In that same year, the Foundation began soliciting broader public support through an annual Gala dinner and auction. Gala proceeds through 2009 total over $428,000 towards support for teacher mini-grants and other services.

The Foundation sponsors a Dictionary Project that places a dictionary in the hands of every third grader in public and private schools in Clarke County (in cooperation with the Clarke County Library).  Additionally, there are numerous funds to support various programs and projects within the CCPS system including Auditorium fund, Roots and Shoots, IB/AP financial assistance, Bridges, science camps, Elementary Playground, Elementary BookFest and athletic team grants.
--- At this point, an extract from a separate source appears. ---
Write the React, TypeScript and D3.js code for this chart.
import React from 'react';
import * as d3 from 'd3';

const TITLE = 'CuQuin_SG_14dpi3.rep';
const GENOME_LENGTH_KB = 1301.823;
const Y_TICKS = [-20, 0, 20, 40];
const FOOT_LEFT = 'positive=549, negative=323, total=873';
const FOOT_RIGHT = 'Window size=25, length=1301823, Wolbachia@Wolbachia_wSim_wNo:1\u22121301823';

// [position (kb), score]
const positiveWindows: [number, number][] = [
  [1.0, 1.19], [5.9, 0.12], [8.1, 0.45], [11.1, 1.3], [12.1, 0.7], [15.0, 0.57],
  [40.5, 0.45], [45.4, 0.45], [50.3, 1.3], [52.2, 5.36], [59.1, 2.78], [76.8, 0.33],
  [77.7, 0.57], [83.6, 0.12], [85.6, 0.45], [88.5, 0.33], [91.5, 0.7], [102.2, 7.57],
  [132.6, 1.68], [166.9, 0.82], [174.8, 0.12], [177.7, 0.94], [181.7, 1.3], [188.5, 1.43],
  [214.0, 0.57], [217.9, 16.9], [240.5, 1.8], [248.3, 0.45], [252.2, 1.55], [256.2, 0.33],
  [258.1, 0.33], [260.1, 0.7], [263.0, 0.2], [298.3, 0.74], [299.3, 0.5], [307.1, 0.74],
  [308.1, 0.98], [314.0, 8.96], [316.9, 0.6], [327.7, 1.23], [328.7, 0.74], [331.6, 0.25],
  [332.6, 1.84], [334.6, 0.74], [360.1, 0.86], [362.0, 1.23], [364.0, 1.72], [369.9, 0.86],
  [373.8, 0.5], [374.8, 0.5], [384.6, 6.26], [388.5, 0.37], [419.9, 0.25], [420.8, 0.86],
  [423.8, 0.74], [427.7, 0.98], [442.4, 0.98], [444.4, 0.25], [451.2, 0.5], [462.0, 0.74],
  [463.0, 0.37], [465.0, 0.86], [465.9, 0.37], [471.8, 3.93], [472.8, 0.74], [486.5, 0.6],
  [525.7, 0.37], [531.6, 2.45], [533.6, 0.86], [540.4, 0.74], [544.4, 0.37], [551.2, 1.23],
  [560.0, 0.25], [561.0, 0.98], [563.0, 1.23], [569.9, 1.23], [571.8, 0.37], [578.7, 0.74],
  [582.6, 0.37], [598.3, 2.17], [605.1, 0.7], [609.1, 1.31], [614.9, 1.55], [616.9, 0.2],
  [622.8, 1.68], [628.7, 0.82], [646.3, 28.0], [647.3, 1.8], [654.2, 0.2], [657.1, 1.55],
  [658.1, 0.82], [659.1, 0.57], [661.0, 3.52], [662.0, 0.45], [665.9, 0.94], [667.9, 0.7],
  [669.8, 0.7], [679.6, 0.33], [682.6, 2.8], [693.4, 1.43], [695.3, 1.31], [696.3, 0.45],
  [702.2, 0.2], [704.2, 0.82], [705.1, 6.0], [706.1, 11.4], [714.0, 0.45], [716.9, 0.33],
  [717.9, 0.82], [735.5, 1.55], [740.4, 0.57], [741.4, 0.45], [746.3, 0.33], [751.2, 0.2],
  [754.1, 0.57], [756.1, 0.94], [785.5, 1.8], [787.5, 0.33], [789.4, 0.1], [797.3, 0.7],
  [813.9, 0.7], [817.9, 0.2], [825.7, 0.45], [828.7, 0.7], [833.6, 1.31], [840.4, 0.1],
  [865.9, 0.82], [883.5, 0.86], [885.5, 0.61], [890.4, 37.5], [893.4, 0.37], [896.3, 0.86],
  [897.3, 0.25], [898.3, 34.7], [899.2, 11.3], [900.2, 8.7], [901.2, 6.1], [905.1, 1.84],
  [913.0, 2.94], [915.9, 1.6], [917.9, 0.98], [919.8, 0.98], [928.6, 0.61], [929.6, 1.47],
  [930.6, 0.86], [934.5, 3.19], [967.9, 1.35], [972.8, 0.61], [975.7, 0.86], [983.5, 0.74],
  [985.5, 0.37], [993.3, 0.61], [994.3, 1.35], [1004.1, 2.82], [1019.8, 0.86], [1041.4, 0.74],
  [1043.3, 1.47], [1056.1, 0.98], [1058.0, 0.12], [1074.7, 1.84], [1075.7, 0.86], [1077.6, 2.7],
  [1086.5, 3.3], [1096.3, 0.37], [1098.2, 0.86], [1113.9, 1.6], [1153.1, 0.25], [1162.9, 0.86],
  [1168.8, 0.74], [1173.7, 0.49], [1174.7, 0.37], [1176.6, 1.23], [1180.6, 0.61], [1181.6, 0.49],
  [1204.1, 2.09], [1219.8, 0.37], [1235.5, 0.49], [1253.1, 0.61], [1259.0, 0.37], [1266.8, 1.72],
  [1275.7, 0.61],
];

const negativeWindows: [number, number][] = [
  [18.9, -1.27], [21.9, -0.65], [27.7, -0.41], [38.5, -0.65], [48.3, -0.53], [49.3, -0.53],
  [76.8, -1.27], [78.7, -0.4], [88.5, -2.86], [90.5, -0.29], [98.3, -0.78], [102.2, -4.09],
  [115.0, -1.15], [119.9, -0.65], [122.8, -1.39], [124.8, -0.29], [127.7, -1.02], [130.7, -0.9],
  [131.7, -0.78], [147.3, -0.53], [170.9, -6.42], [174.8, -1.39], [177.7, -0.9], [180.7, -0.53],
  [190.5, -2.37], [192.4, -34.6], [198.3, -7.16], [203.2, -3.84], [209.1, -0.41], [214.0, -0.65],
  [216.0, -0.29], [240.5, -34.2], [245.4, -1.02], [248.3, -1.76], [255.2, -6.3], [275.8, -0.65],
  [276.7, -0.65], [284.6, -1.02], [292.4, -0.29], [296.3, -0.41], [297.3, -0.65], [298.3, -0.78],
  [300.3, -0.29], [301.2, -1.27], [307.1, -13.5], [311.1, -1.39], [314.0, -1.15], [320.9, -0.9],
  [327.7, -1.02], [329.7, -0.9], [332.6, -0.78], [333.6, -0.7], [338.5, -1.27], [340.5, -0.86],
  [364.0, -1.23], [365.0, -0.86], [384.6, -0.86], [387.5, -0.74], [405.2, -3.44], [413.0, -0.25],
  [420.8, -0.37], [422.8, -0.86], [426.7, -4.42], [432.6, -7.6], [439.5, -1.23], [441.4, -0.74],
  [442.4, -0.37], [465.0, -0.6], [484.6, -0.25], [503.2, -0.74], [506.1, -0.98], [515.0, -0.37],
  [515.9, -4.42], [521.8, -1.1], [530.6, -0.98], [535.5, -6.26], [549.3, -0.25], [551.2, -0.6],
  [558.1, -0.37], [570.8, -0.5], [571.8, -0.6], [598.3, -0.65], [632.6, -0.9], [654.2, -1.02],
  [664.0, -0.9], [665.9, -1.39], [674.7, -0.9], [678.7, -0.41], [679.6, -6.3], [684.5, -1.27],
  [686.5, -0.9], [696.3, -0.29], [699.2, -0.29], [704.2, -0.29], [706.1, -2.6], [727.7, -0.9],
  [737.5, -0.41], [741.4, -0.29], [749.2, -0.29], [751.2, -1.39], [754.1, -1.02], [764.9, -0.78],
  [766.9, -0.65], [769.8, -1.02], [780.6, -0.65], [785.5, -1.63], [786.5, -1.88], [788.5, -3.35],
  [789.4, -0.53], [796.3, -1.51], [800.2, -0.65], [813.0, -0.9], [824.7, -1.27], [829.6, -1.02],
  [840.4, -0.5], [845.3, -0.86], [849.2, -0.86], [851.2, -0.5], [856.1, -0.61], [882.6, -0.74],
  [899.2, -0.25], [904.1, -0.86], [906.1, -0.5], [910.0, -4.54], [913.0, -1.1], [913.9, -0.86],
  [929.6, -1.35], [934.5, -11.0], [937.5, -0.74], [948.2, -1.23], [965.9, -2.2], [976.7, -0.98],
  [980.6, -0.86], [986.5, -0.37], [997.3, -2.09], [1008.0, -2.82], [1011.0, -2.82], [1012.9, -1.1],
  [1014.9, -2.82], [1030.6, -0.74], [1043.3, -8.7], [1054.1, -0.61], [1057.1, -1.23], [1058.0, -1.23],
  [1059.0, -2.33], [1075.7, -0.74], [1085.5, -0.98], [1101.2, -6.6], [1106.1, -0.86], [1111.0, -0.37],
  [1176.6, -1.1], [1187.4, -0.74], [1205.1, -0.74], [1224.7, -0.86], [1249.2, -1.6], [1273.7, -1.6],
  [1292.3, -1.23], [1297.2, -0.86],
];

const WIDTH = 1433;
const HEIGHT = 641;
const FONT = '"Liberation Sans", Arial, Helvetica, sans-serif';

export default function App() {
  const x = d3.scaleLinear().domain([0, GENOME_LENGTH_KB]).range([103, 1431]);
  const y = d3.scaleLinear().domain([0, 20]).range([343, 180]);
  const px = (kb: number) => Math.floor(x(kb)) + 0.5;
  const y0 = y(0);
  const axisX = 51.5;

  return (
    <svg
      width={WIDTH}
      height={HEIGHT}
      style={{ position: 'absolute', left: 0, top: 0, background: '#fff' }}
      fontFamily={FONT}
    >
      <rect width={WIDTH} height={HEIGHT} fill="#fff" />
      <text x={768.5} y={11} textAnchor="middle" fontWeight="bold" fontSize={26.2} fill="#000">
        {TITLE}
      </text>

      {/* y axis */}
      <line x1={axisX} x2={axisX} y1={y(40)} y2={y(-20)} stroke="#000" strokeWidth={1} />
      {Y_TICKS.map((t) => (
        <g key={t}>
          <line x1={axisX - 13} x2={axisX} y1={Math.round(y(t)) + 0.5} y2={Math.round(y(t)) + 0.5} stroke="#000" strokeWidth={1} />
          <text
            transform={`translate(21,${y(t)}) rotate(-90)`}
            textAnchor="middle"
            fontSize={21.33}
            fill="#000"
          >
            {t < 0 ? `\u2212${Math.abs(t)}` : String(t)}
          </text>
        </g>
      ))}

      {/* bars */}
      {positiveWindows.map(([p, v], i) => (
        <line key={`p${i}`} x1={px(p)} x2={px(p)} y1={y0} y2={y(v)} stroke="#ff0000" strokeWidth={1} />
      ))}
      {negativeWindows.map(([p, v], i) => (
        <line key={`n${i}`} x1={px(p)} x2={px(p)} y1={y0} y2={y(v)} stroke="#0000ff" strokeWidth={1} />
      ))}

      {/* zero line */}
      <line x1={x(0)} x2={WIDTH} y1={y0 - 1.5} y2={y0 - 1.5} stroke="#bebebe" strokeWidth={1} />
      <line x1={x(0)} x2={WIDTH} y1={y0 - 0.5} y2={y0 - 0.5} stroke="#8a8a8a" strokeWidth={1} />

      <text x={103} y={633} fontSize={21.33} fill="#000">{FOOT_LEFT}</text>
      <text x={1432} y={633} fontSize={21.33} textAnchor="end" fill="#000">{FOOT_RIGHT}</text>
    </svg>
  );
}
In addition to the local public, the Foundation began recruiting an Advisory Board to help us broaden our student and faculty opportunities here and abroad, including exchanges at both levels, conferences, study opportunities, etc.   Through friends and common interests, we recruited Dr. Gustav Born, Director of the William Harvey Research Institute at the Royal London School of Medicine, Lorie Karnath, Chair of the Advisory Board of the Dahlem Konferenzen in Berlin, Dr. Terry Sharrer, Curator of the Division of Medicine at the Smithsonian Institution, et al.   
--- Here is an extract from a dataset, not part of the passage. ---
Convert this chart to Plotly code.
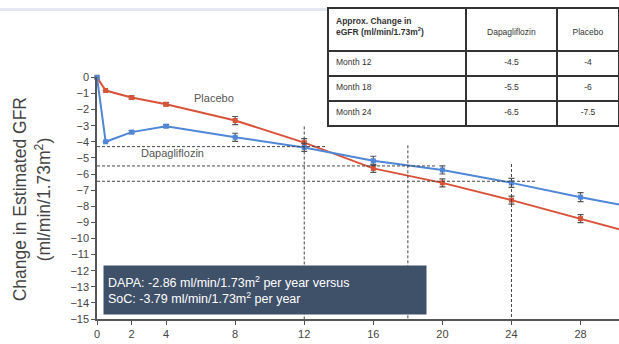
import plotly.graph_objects as go

# ---- data ----
months = [0, 0.5, 2, 4, 8, 12, 16, 20, 24, 28, 32]
placebo = [0, -0.82, -1.25, -1.67, -2.68, -4.05, -5.65, -6.55, -7.62, -8.77, -9.95]
dapa = [0, -4.0, -3.4, -3.03, -3.72, -4.35, -5.18, -5.75, -6.55, -7.44, -8.25]
placebo_err = [0, 0, 0.1, 0.1, 0.25, 0.25, 0.25, 0.25, 0.25, 0.25, 0.25]
dapa_err = [0, 0, 0.1, 0.1, 0.25, 0.25, 0.28, 0.25, 0.28, 0.28, 0.28]

xticks = [0, 2, 4, 8, 12, 16, 20, 24, 28]
yticks = list(range(-15, 1))

# reference (dashed) lines
h_levels = [-4.3, -5.5, -6.45]
h_ends = [13.3, 19.6, 25.4]
v_months = [12, 18, 24]
v_tops = [-3.05, -4.22, -5.38]

table_header = ["<b>Approx. Change in<br>eGFR (ml/min/1.73m<sup>2</sup>)</b>",
                "\u00a0<br>Dapagliflozin", "\u00a0<br>Placebo"]
table_rows = ["Month 12", "Month 18", "Month 24"]
table_dapa = ["-4.5", "-5.5", "-6.5"]
table_placebo = ["-4", "-6", "-7.5"]

RED = "#d9533a"
BLUE = "#4f86d8"

W, H = 619, 344
L, B = 97, 25
plot_top_px = 72.7

fig = go.Figure()

n_vis = 10  # points inside visible window
for ys, errs, col in [(placebo, placebo_err, RED), (dapa, dapa_err, BLUE)]:
    fig.add_trace(go.Scatter(x=months, y=ys, mode="lines",
                             line=dict(color=col, width=2), showlegend=False,
                             hoverinfo="skip"))
    fig.add_trace(go.Scatter(x=months[:n_vis], y=ys[:n_vis], mode="markers",
                             marker=dict(color=col, size=5, symbol="square"),
                             error_y=dict(type="data", array=errs[:n_vis], visible=True,
                                          color="#555555", thickness=1.2, width=3),
                             cliponaxis=False, showlegend=False))

shapes = []
for lvl, end in zip(h_levels, h_ends):
    shapes.append(dict(type="line", xref="x", yref="y", x0=0, x1=end, y0=lvl, y1=lvl,
                       line=dict(color="#444444", width=1, dash="3px,2px")))
for m, top in zip(v_months, v_tops):
    shapes.append(dict(type="line", xref="x", yref="y", x0=m, x1=m, y0=top, y1=-15,
                       line=dict(color="#444444", width=1, dash="3px,2px")))
# faint band at top of the image
ph = H - B
shapes.append(dict(type="rect", xref="paper", yref="paper", x0=-L / (W - L), x1=1,
                   y0=1 - 5 / ph, y1=1 - 2 / ph, line=dict(width=0),
                   fillcolor="#e3e8ef", layer="below"))

ydom_top = (ph - plot_top_px) / ph

fig.update_layout(
    width=W, height=H,
    margin=dict(l=L, r=0, t=0, b=B),
    paper_bgcolor="white", plot_bgcolor="white",
    font=dict(family="Liberation Sans, Arial, sans-serif", color="#333333"),
    shapes=shapes,
    xaxis=dict(range=[0, (W - L) / 17.27], tickvals=xticks, ticks="outside", ticklen=4,
               tickcolor="#555555", showline=True, linecolor="#555555", linewidth=1.5,
               showgrid=False, zeroline=False, tickfont=dict(size=11, color="#444444")),
    yaxis=dict(range=[-15, 0], domain=[0, ydom_top], tickvals=yticks, ticks="outside",
               ticklen=4, tickcolor="#555555", showline=True, linecolor="#555555",
               linewidth=1.5, showgrid=False, zeroline=False,
               tickfont=dict(size=11, color="#444444")),
    annotations=[
        dict(text="Placebo", x=6.75, y=-1.26, xref="x", yref="y", showarrow=False,
             font=dict(size=11, color="#555555")),
        dict(text="Dapagliflozin", x=4.35, y=-4.72, xref="x", yref="y", showarrow=False,
             font=dict(size=11, color="#555555")),
        dict(text="DAPA: -2.86 ml/min/1.73m<sup>2</sup> per year versus<br>SoC: -3.79 ml/min/1.73m<sup>2</sup> per year",
             x=0.35, y=-11.63, xref="x", yref="y", xanchor="left", yanchor="top",
             showarrow=False, align="left", width=314, height=40, borderpad=4,
             bgcolor="#3f5069", font=dict(size=12.5, color="white")),
        dict(text="Change in Estimated GFR", x=-(L - 20) / (W - L), y=1 - 197 / ph,
             xref="paper", yref="paper", xanchor="center", yanchor="middle",
             textangle=-90, showarrow=False, font=dict(size=17.5, color="#444444")),
        dict(text="(ml/min/1.73m<sup>2</sup>)", x=-(L - 43) / (W - L), y=1 - 197 / ph,
             xref="paper", yref="paper", xanchor="center", yanchor="middle",
             textangle=-90, showarrow=False, font=dict(size=17.5, color="#444444")),
    ],
)

tx0 = (328 - L) / (W - L)
ty1 = 1 - 2 / ph
ty0 = 1 - 126 / ph
fig.add_trace(go.Table(
    domain=dict(x=[tx0, 1], y=[ty0, ty1]),
    columnwidth=[138, 91, 62],
    header=dict(values=table_header, height=43, align=["left", "center", "center"],
                fill_color="white", line=dict(color="#333333", width=2),
                font=dict(size=8.5, color="#333333")),
    cells=dict(values=[table_rows, table_dapa, table_placebo], height=25,
               align=["left", "center", "center"], fill_color="white",
               line=dict(color="#333333", width=2),
               font=dict(size=8.5, color="#333333")),
))

fig.write_html("out.html", config={"displayModeBar": False},
               post_script="document.body.style.margin='0';")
In November 2005, a very special two-day Science Summit was planned with the Superintendent to bring together students from Clarke County High School with Nobel laureates, professors, and politicians around the subject of “Science and Creative Thinking”.  Our Advisory Board recruited participants including Dr. Christoph V. Rohr, the Chairman of the German Institute for Market Economy and Competitiveness, Sir Harry Kroto (Nobel in Chemistry, 1996), Sir John Maddox (Editor of Nature), Dr. Bengt Norden (Chair of the Chemistry Section of the Royal Swedish Academy), Dr. Jerome Karle (Nobel for Chemistry, 1985) and others.  We partnered with Project Hope, the international health charity, which has a large conference center at historic Carter Hall in Clarke County, and our Congressman, Frank Wolf, who has oversight responsibilities for appropriations to the National Institutes of Health, to organize the event.  Students participated in all the sessions and were carefully mixed with the leadership participants at discussion lunches.   The opportunity for students in a rural county interested in science and math to sit down with Nobel laureates and research leaders from a number of countries caused tremendous excitement among students and faculty.

We believe that excellent public education can occur even in small rural counties without huge resources, and we believe that every child can achieve at high levels, but we think it takes a combination of both the traditional public support as well as of private support and interest to make this happen.